There have been lots of highlights: They shared the stage with bands such as Hawthorne Heights and The Red Jumpsuit Apparatus. They played at hundreds of historic venues, including the original House of Blues in New Orleans, and they hosted sponsored afterparties, hanging out with countless members of their loyal fan base — perhaps so loyal because the band makes the effort to get to know their fans.
“You hang out with so many people. It’s so much fun, and we’re all at the perfect age to be experiencing this,” says Kennedy. “But I don’t know that many bands who tour this hard.” While the escapism factor, given the circumstances, is part of the reason behind the band’s travel schedule, it’s also a necessity these days for up-and-coming musicians trying to make their big break. “Digitally, some bands are doing well, but record sales are down so much you have got to take advantage of touring,”
says Kennedy.
“You Didn’t Have to Die”
The band is now happy to be back in Fort Collins, resting, writing their new record, and slowly evolving past the tragedy that shaped the early trajectory of their careers. Despite their ability to come off as lighthearted and carefree kids in their early twenties (because, for the most part, they are), they still carry a heavy burden. Schou died of a heroin overdose, and because of that, speculation ran rampant afterward about their personal lives and habits.

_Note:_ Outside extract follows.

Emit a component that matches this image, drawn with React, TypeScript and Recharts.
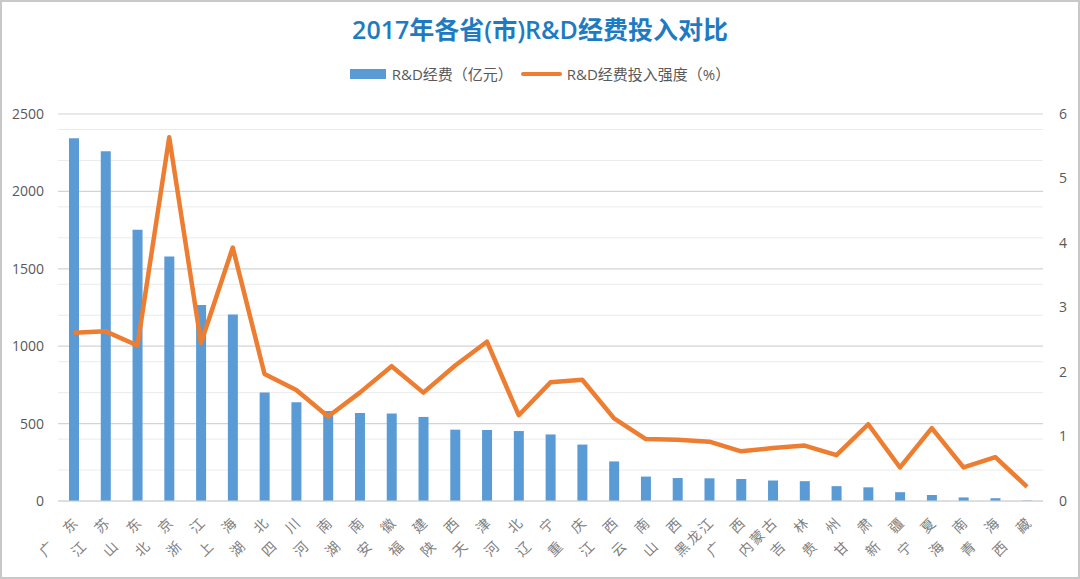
import React from 'react';
import { ComposedChart, Bar, Line, XAxis, YAxis, CartesianGrid } from 'recharts';

const provinces = ['广　东','江　苏','山　东','北　京','浙　江','上　海','湖　北','四　川','河　南','湖　南','安　徽','福　建','陕　西','天　津','河　北','辽　宁','重　庆','江　西','云　南','山　西','黑龙江','广　西','内蒙古','吉　林','贵　州','甘　肃','新　疆','宁　夏','海　南','青　海','西　藏'];
const funding = [2343.6,2260.1,1753.0,1579.7,1266.3,1205.2,700.6,637.8,582.1,568.5,564.9,543.1,460.9,458.7,452.0,429.9,364.6,255.8,157.8,148.2,146.6,142.2,132.3,128.0,95.9,88.4,57.0,38.9,23.1,17.9,2.9];
const intensity = [2.61,2.63,2.41,5.64,2.45,3.93,1.97,1.72,1.31,1.68,2.09,1.68,2.10,2.47,1.33,1.84,1.88,1.28,0.96,0.95,0.92,0.77,0.82,0.86,0.71,1.19,0.52,1.13,0.52,0.68,0.22];
const leftTicks = [0,500,1000,1500,2000,2500];
const rightTicks = [0,1,2,3,4,5,6];
const minorTicks = [100,200,300,400,600,700,800,900,1100,1200,1300,1400,1600,1700,1800,1900,2100,2200,2300,2400];

const data = provinces.map((p, i) => ({ name: p, funding: funding[i], intensity: intensity[i] }));

const FONT = '"Open Sans", "Noto Sans CJK SC", sans-serif';

const XTick = (props: any) => {
  const { x, y, payload } = props;
  return (
    <g transform={`translate(${x + 3},${y + 10})`}>
      <text textAnchor="end" transform="rotate(-45)" fontSize={14} fill="#808080" fontFamily={FONT} dy="0.35em" style={{ letterSpacing: '2.5px' }}>
        {payload.value}
      </text>
    </g>
  );
};

export default function App() {
  return (
    <div style={{ position: 'absolute', left: 0, top: 0, width: 1080, height: 579, background: '#fff' }}>
      <div style={{ position: 'absolute', left: 0, top: 10, width: 1080, textAlign: 'center', fontFamily: FONT, fontSize: 25, fontWeight: 600, color: '#1F7BC1' }}>
        2017年各省(市)R&amp;D经费投入对比
      </div>
      <div style={{ position: 'absolute', left: 0, top: 63, width: 1080, display: 'flex', justifyContent: 'center', alignItems: 'center', fontFamily: FONT, fontSize: 15, color: '#595959' }}>
        <span style={{ display: 'inline-block', width: 36, height: 10, background: '#5B9BD5', marginRight: 6 }} />
        <span style={{ marginRight: 8 }}>R&amp;D经费（亿元）</span>
        <span style={{ display: 'inline-block', width: 41, height: 4, borderRadius: 2, background: '#ED7D31', marginRight: 5 }} />
        <span>R&amp;D经费投入强度（%）</span>
      </div>
      <ComposedChart width={1080} height={579} data={data} margin={{ top: 114, right: 0, bottom: 0, left: 0 }}>
        <CartesianGrid yAxisId="left" vertical={false} horizontalValues={minorTicks} stroke="#ebebeb" strokeWidth={1} />
        <CartesianGrid yAxisId="left" vertical={false} horizontalValues={leftTicks} stroke="#d4d4d4" strokeWidth={1.2} />
        <XAxis dataKey="name" interval={0} height={78} tickLine={false} axisLine={{ stroke: '#d4d4d4' }} tick={<XTick />} />
        <YAxis yAxisId="left" domain={[0, 2500]} ticks={leftTicks} width={58} axisLine={false} tickLine={false} tick={{ fontSize: 14, fill: '#595959', fontFamily: FONT }} tickMargin={8} />
        <YAxis yAxisId="right" orientation="right" domain={[0, 6]} ticks={rightTicks} width={37} axisLine={false} tickLine={false} tick={{ fontSize: 14, fill: '#595959', fontFamily: FONT }} tickMargin={10} />
        <Bar yAxisId="left" dataKey="funding" fill="#5B9BD5" barSize={10} isAnimationActive={false} />
        <Line yAxisId="right" dataKey="intensity" stroke="#ED7D31" strokeWidth={4.5} dot={false} isAnimationActive={false} strokeLinejoin="round" />
      </ComposedChart>
      <div style={{ position: 'absolute', left: 0, top: 0, width: 1080, height: 579, boxSizing: 'border-box', border: '2px solid #c8c8c8', pointerEvents: 'none' }} />
    </div>
  );
}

“Right after Johnny’s passing, some people wrote some pretty messed up things,” says Kennedy. “I mean, who cares how he passed away? He was our best friend.”
But heroin is not something expected in Fort Collins with its almost bucolic small-town reputation. Schou did have a history of depression and prior drug use although the band says they thought he had gotten clean.
“Our band is drug-free,” Kennedy says. “If we would have known about the stuff going on with Johnny at the time, obviously we would have gotten him more help. I couldn’t watch a drug like that take someone’s life away. We got all this crap after that happened because people asked, ‘How could you live with someone and tour with someone and not know?’ But we really did not know.”
The “Madeline” video, which premiered in April, now serves as a reminder of the bandmate they left behind. The video also matters deeply to many fans: Not only did dozens send in photos for the shoot, but several fans actually traveled to Portland to appear in the video and post their own photos of loved ones who died.
While, ironically, Schou helped write the song, which, on the surface, is about a girl who dies of an overdose, several lines in the chorus sound as though they could have been written for him. On the band’s Website, Kennedy says “Madeline,” which was written several years ago about a combination of people and events, “illustrates how sorry I feel that my impact on some of my friends has not been more positive.”
Now the band says they hope their own experiences can help other kids become more aware of each other’s issues — and, perhaps more importantly, be less hesitant to take action when a friend might have a real problem.
At every Tickle Me Pink show, when it’s time for “Madeline,” the crowd shifts from moshing and crowd-surfing to sweet and sensitive. Kennedy asks everyone in the crowd, as corny as it sounds, to give the person next to them a hug. For many, including fellow bandmates, the sentiment does not wear thin.
“Every night, at the part when Sean says, ‘Hug the person next to you, you never know when you might lose somebody,’ it never got old,” says Barba. “I just try to cherish every moment being on stage with my friends because you truly never know what is going to happen.”